RTV silicone will fail from the gasoline mixture. A good product would be Loctite gasket eliminator #515 used with their spray primer-good for 0.050" gap.
 
thanks for the advice on gasket sealers. I generally use dirko with good results. my question had more to do with if it is possible to damage a crankcase or cylinder by eliminating a gasket in order to increase squish. anyone have any thoughts on this?
 
Higher compression motors would be harder on bearings a they increase power but I don't think this mod would be enough that you would see any difference. In bearing wear that is. Also the starter handle will want to snap back more if u give it a sissy pull.
 
It is not just 'remove it and hope' but it is not rocket science either. You can do it.

Factory parts have to go together will all the tolerance stackups in the wrong direction, so if tolerances go the other way, squish can be wide and lose compression. Basically you are sort of 'blueprinting' the exact combination of parts you have in hand regardless of the build tolerances.

You will need to measure existing squish with gasket in place before teardown, or before you put the new rings on. Do 4 or 6 places around the piston, with thin soft solder through the spark plug hole, to the very outer perimeter couple mm of the piston/cyly/head. Rotate engine carefully so it smashes the solder. Remove and measure solder thickness. Then measure gasket thickness and see how it would change. You can also make an intermediate thickness gasket from solft alum pop can, manila folder, typing paper, whatever you want for thickness. Or run without using the gasket if the numbers are ok. You can use dial or vernier calipers if you don't have micrometer. That is plenty accurate.

I use Permatex engine casing sealant, don't recall the number, but it is grey. Motoseal I think called. Many are fine. But not silicone.
Check Arborist site for the 372, but usually .020 to .025 is minimum clearance.

Bumping compression helps, sometimes a lot. Especially if you do some mild port cleanuup, maybe widen exhaust but not change the timing, and open the muffler.
I use 91 octane fuel in all small engines because it is no alcohol, but that is plenty of octane. Since the manuals usually say 87 or 89 I don't think you should have any fuel problems with detonation. Saws are small cylinders and high rpm and can tolerate a lot.
Check your compression before and after just for records sake, then run 5 or 10 tanks and check compression again. It will bump up as it seats in.

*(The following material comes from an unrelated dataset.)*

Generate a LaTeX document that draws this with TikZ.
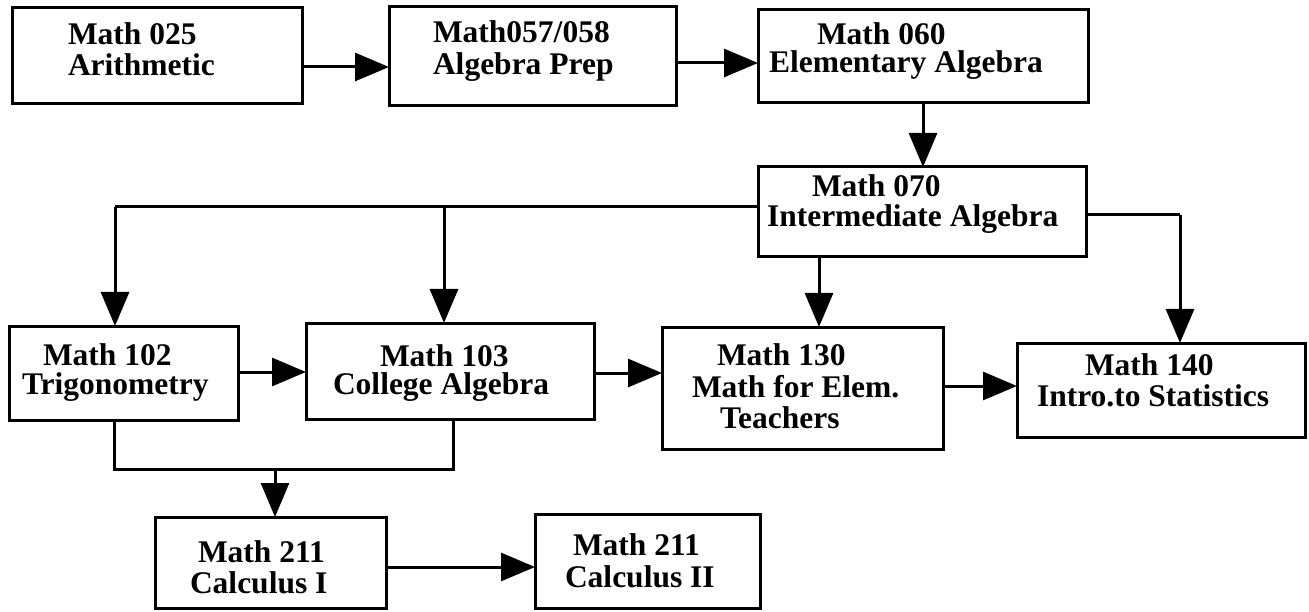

Doesn't overstress bearings unusually. Sure, the B10 life probably goes from 20 years to 15 years for a homeowner, but........

Change crank seals and fuel line, filter, pulse line. All cheap and do it all at once. Not risk an air leak taking new rings and piston.
The work is worth it if you are doing rings. New rings, very mild port cleanup, muffler mod. 372 is a hard worker and responds well. Lots of port info on AS from mild to wild.